New Minnesota HIV/AIDS cases drop 11 percent in 2010

HIV infections are down in Minnesota.
HIV infections are down in Minnesota.

Last month the Minnesota Department of Health released some sobering numbers about the increase in reported cases of sexually transmitted diseases including chlamydia and syphilis.

Today, there's better news on a similar front: The number of new HIV/AIDS cases in Minnesota dropped 11 percent in 2010 compared to the year before, 331 compared to 390. About about 6,800 people are living with HIV/AIDS in Minnesota.

Here's how some of the stats break down compared to the past.

New HIV infections in Minnesota, by year. Click to enlarge.EXPAND
New HIV infections in Minnesota, by year. Click to enlarge.

MDH says that, historically, roughly 90 percent of all new HIV infections are concentrated in the seven-county Twin Cities region, although new infections have occurred in 90 percent of Minnesota's counties. This year, 88 percent of the new cases were reported in the Twin Cities--a slight decrease compared to the average.

The trend has shifted more when it comes to gender. In 1990, males accounted for 89 percent of new HIV infections. That rate dropped to 79 percent in 2010.

There's been a big swing in the number of infections among white males.

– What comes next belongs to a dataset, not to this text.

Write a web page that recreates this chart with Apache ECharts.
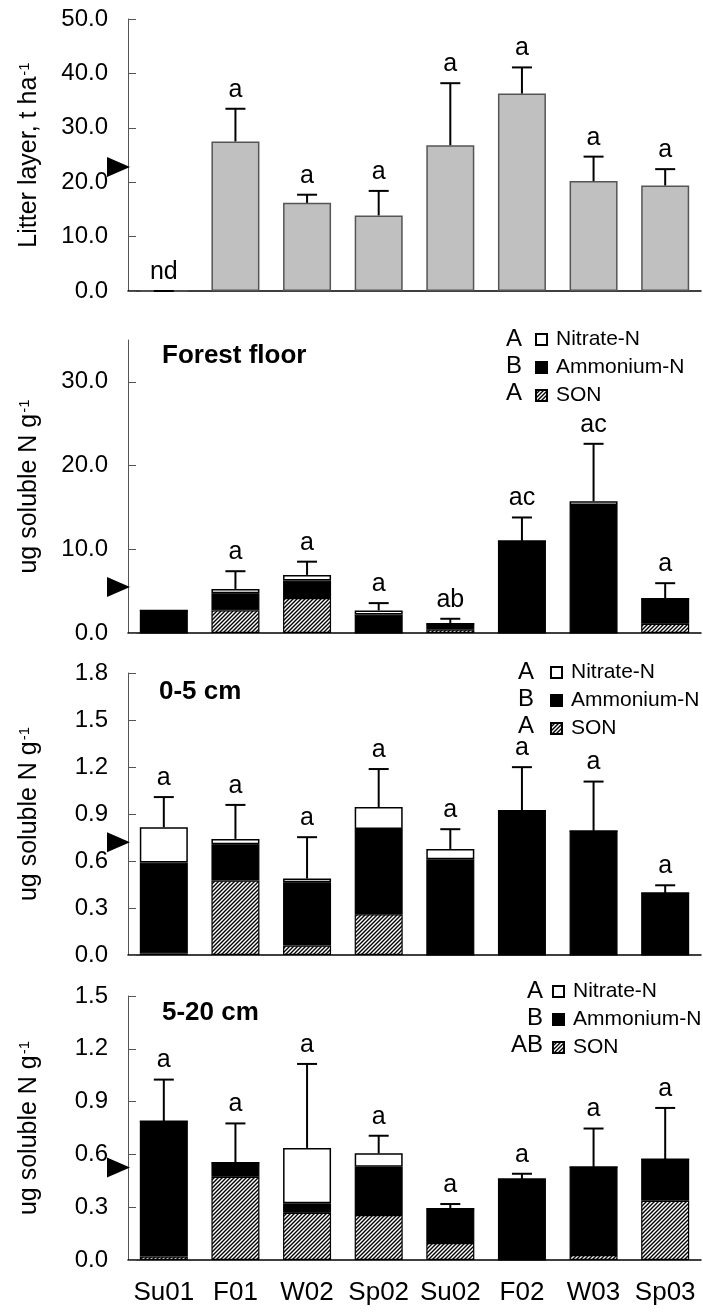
<!DOCTYPE html>
<html>
<head>
<meta charset="utf-8">
<script src="https://cdn.jsdelivr.net/npm/echarts@6/dist/echarts.min.js"></script>
<style>
html,body{margin:0;padding:0;background:#fff;}
#chart{width:703px;height:1312px;}
</style>
</head>
<body>
<div id="chart"></div>
<script>
// ---------- DATA ----------
const categories = ['Su01', 'F01', 'W02', 'Sp02', 'Su02', 'F02', 'W03', 'Sp03'];

// Panel 1: litter layer (t ha-1)
const litterMean   = [0, 27.5, 16.2, 13.9, 26.8, 36.3, 20.2, 19.4];
const litterErrTop = [0, 33.5, 17.7, 18.4, 38.2, 41.1, 24.7, 22.4];
const litterLetters = ['nd', 'a', 'a', 'a', 'a', 'a', 'a', 'a'];

// Panel 2: forest floor (ug soluble N g-1)
const ffSON    = [0, 2.7, 4.17, 0, 0.4, 0, 0, 1.1];
const ffNH4    = [2.7, 2.06, 2.09, 2.2, 0.7, 11.0, 15.3, 2.98];
const ffNO3    = [0, 0.5, 0.68, 0.5, 0, 0, 0.45, 0];
const ffErrTop = [null, 7.38, 8.52, 3.57, 1.7, 13.8, 22.6, 5.95];
const ffLetters = ['', 'a', 'a', 'a', 'ab', 'ac', 'ac', 'a'];

// Panel 3: 0-5 cm
const s05SON    = [0.01, 0.475, 0.06, 0.26, 0, 0, 0, 0];
const s05NH4    = [0.58, 0.232, 0.405, 0.545, 0.611, 0.92, 0.792, 0.396];
const s05NO3    = [0.226, 0.034, 0.023, 0.139, 0.066, 0, 0, 0];
const s05ErrTop = [1.008, 0.958, 0.752, 1.187, 0.803, 1.199, 1.107, 0.445];
const s05Letters = ['a', 'a', 'a', 'a', 'a', 'a', 'a', 'a'];

// Panel 4: 5-20 cm
const s520SON    = [0.02, 0.473, 0.268, 0.255, 0.096, 0, 0.028, 0.337];
const s520NH4    = [0.769, 0.079, 0.054, 0.275, 0.195, 0.46, 0.5, 0.236];
const s520NO3    = [0, 0, 0.315, 0.077, 0, 0, 0, 0];
const s520ErrTop = [1.025, 0.776, 1.114, 0.706, 0.318, 0.49, 0.747, 0.864];
const s520Letters = ['a', 'a', 'a', 'a', 'a', 'a', 'a', 'a'];

// Reference arrow marks on each y axis
const refMarks = [22.8, 5.5, 0.72, 0.526];

// Panel titles and legend significance letters
const panelTitles = ['', 'Forest floor', '0-5 cm', '5-20 cm'];
const legendNames = ['Nitrate-N', 'Ammonium-N', 'SON'];
const legendLetters = [null, ['A', 'B', 'A'], ['A', 'B', 'A'], ['A', 'B', 'AB']];

// Axis setup
const yMax = [50, 35, 1.8, 1.5];
const yInterval = [10, 10, 0.3, 0.3];
const yTicks2 = [0, 10, 20, 30];
const yNames = ['Litter layer, t ha', 'ug soluble N g', 'ug soluble N g', 'ug soluble N g'];

// ---------- STYLE / LAYOUT ----------
const FONT = '"Liberation Sans", Arial, Helvetica, sans-serif';
const grids = [
  {left: 128, right: 2, top: 19, height: 272},
  {left: 128, right: 2, top: 340, height: 293},
  {left: 128, right: 2, top: 673, height: 282},
  {left: 128, right: 2, top: 996, height: 264}
];
const titlePos = [null, [162, 356], [159, 692], [162, 1013]];
const legendPos = [null, {iconLeft: 535, top: 329, letterRight: 522},
                         {iconLeft: 550, top: 662, letterRight: 534},
                         {iconLeft: 552, top: 981, letterRight: 543}];

// hatch pattern
function makeHatch() {
  const s = 4;
  const c = document.createElement('canvas');
  c.width = s; c.height = s;
  const g = c.getContext('2d');
  g.fillStyle = '#fff';
  g.fillRect(0, 0, s, s);
  g.strokeStyle = '#000';
  g.lineWidth = 1.4;
  g.beginPath();
  g.moveTo(-1, s + 1); g.lineTo(s + 1, -1);
  g.moveTo(-1, 1); g.lineTo(1, -1);
  g.moveTo(s - 1, s + 1); g.lineTo(s + 1, s - 1);
  g.stroke();
  return c;
}
const hatch = {image: makeHatch(), repeat: 'repeat'};

const chart = echarts.init(document.getElementById('chart'), null, {renderer: 'canvas'});

const xAxes = grids.map((g, i) => ({
  type: 'category',
  gridIndex: i,
  data: categories,
  boundaryGap: true,
  axisLine: {lineStyle: {color: '#000', width: 1.5}},
  axisTick: {show: false},
  axisLabel: {
    show: i === 3, interval: 0, fontSize: 26, color: '#000', fontFamily: FONT, margin: 20
  }
}));

const yAxes = grids.map((g, i) => {
  const ax = {
    type: 'value',
    gridIndex: i,
    min: 0,
    max: yMax[i],
    interval: yInterval[i],
    splitLine: {show: false},
    axisLine: {show: true, lineStyle: {color: '#555', width: 1}},
    axisTick: {show: true, inside: true, length: 8, lineStyle: {color: '#555', width: 1}},
    axisLabel: {
      fontSize: 24, color: '#000', fontFamily: FONT, margin: 20,
      formatter: v => v.toFixed(1)
    },
    name: '{t|' + yNames[i] + '}{s|-1}',
    nameLocation: 'middle',
    nameGap: 86,
    nameTextStyle: {
      rich: {
        t: {fontSize: 25, color: '#000', fontFamily: FONT},
        s: {fontSize: 15, color: '#000', fontFamily: FONT, verticalAlign: 'top', padding: [0, 0, 0, 1]}
      }
    }
  };
  if (i === 1) {
    ax.axisLabel.customValues = yTicks2;
    ax.axisTick.customValues = yTicks2;
  }
  return ax;
});

function errSeries(panel, totals, errTop, letters) {
  return {
    type: 'custom',
    xAxisIndex: panel, yAxisIndex: panel,
    z: 5,
    silent: true,
    clip: false,
    encode: {x: 0, y: [1, 2]},
    data: categories.map((c, i) => [i, totals[i], errTop[i] == null ? '-' : errTop[i]]),
    renderItem: function (params, api) {
      const idx = params.dataIndex;
      const t = api.value(2);
      if (isNaN(t)) return null;
      const p0 = api.coord([api.value(0), api.value(1)]);
      const p1 = api.coord([api.value(0), t]);
      const children = [
        {type: 'line', shape: {x1: p0[0], y1: p0[1], x2: p1[0], y2: p1[1]}, style: {stroke: '#000', lineWidth: 2}},
        {type: 'line', shape: {x1: p1[0] - 10, y1: p1[1], x2: p1[0] + 10, y2: p1[1]}, style: {stroke: '#000', lineWidth: 2}}
      ];
      if (letters[idx]) {
        children.push({
          type: 'text', x: p1[0], y: p1[1] - 19,
          style: {text: letters[idx], fontSize: 25, fontFamily: FONT, fill: '#000', align: 'center', verticalAlign: 'middle'}
        });
      }
      return {type: 'group', children: children};
    }
  };
}

function arrowSeries(panel, val) {
  return {
    type: 'custom',
    xAxisIndex: panel, yAxisIndex: panel,
    z: 6, silent: true, clip: false,
    encode: {x: 0, y: 1},
    data: [[0, val]],
    renderItem: function (params, api) {
      const y = api.coord([0, api.value(1)])[1];
      const x = params.coordSys.x;
      return {
        type: 'polygon',
        shape: {points: [[x - 21, y - 10], [x + 2, y], [x - 21, y + 10]]},
        style: {fill: '#000'}
      };
    }
  };
}

function sum3(a, b, c) { return a.map((v, i) => v + b[i] + c[i]); }

const series = [];
// Panel 1
series.push({
  type: 'bar', name: 'Litter layer', xAxisIndex: 0, yAxisIndex: 0,
  data: litterMean, barWidth: 48,
  itemStyle: {color: '#c0c0c0', borderColor: '#555', borderWidth: 1.5}
});
series.push(errSeries(0, litterMean, litterErrTop, litterLetters));
series.push(arrowSeries(0, refMarks[0]));

const stacks = [
  [ffSON, ffNH4, ffNO3, ffErrTop, ffLetters],
  [s05SON, s05NH4, s05NO3, s05ErrTop, s05Letters],
  [s520SON, s520NH4, s520NO3, s520ErrTop, s520Letters]
];
stacks.forEach((st, k) => {
  const p = k + 1;
  const [son, nh4, no3, err, let_] = st;
  series.push({type: 'bar', name: 'SON', stack: 's' + p, xAxisIndex: p, yAxisIndex: p, data: son, barWidth: 48,
    itemStyle: {color: hatch, borderColor: '#000', borderWidth: 1.2}});
  series.push({type: 'bar', name: 'Ammonium-N', stack: 's' + p, xAxisIndex: p, yAxisIndex: p, data: nh4, barWidth: 48,
    itemStyle: {color: '#000', borderColor: '#000', borderWidth: 1.2}});
  series.push({type: 'bar', name: 'Nitrate-N', stack: 's' + p, xAxisIndex: p, yAxisIndex: p, data: no3, barWidth: 48,
    itemStyle: {color: '#fff', borderColor: '#000', borderWidth: 1.5}});
  series.push(errSeries(p, sum3(son, nh4, no3), err, let_));
  series.push(arrowSeries(p, refMarks[p]));
});

const legends = [1, 2, 3].map(p => ({
  orient: 'vertical',
  left: legendPos[p].iconLeft,
  top: legendPos[p].top,
  padding: 0,
  itemWidth: 11, itemHeight: 11, itemGap: 7,
  icon: 'rect',
  selectedMode: false,
  data: legendNames,
  textStyle: {fontSize: 21, lineHeight: 20, color: '#000', fontFamily: FONT, padding: [0, 0, 0, 4]}
}));

const graphics = [];
[1, 2, 3].forEach(p => {
  graphics.push({
    type: 'text', x: titlePos[p][0], y: titlePos[p][1],
    style: {text: panelTitles[p], fontSize: 26, fontWeight: 'bold', fontFamily: FONT, fill: '#000', verticalAlign: 'middle'}
  });
  legendLetters[p].forEach((L, r) => {
    graphics.push({
      type: 'text', x: legendPos[p].letterRight, y: legendPos[p].top + 10 + r * 27,
      style: {text: L, fontSize: 24, fontFamily: FONT, fill: '#000', align: 'right', verticalAlign: 'middle'}
    });
  });
});

chart.setOption({
  animation: false,
  backgroundColor: '#fff',
  grid: grids,
  xAxis: xAxes,
  yAxis: yAxes,
  legend: legends,
  series: series,
  graphic: graphics
});
</script>
</body>
</html>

After an all-time low of 101 reported cases between 1999 and 2000, the number has climbed precipitously, by 41 percent to 141 cases in 2010. When it comes to black men, the number of cases fell to 58 in 2010 compared to 64 in 2009, and an all-time high 78 in 1992.

Minnesota has the 15th-lowest HIV infection rate in the country. Click to enlarge.EXPAND
Minnesota has the 15th-lowest HIV infection rate in the country. Click to enlarge.

The most common way the disease is transmitted remains unprotected sex between two men. MDH reports that the number of new cases in that category reached a low of 130 in 2000. By 2010, the number had climbed steadily back up  to 178--68 percent of all infections.

Overall, Minnesota has an infection rate of roughly 4 people per 100,000 population--giving us the 15th-lowest rate nationally. Maryland, at 27.6 per 100,000, has the highest rate. South Dakota, at 1.4 per 100,000, has the lowest.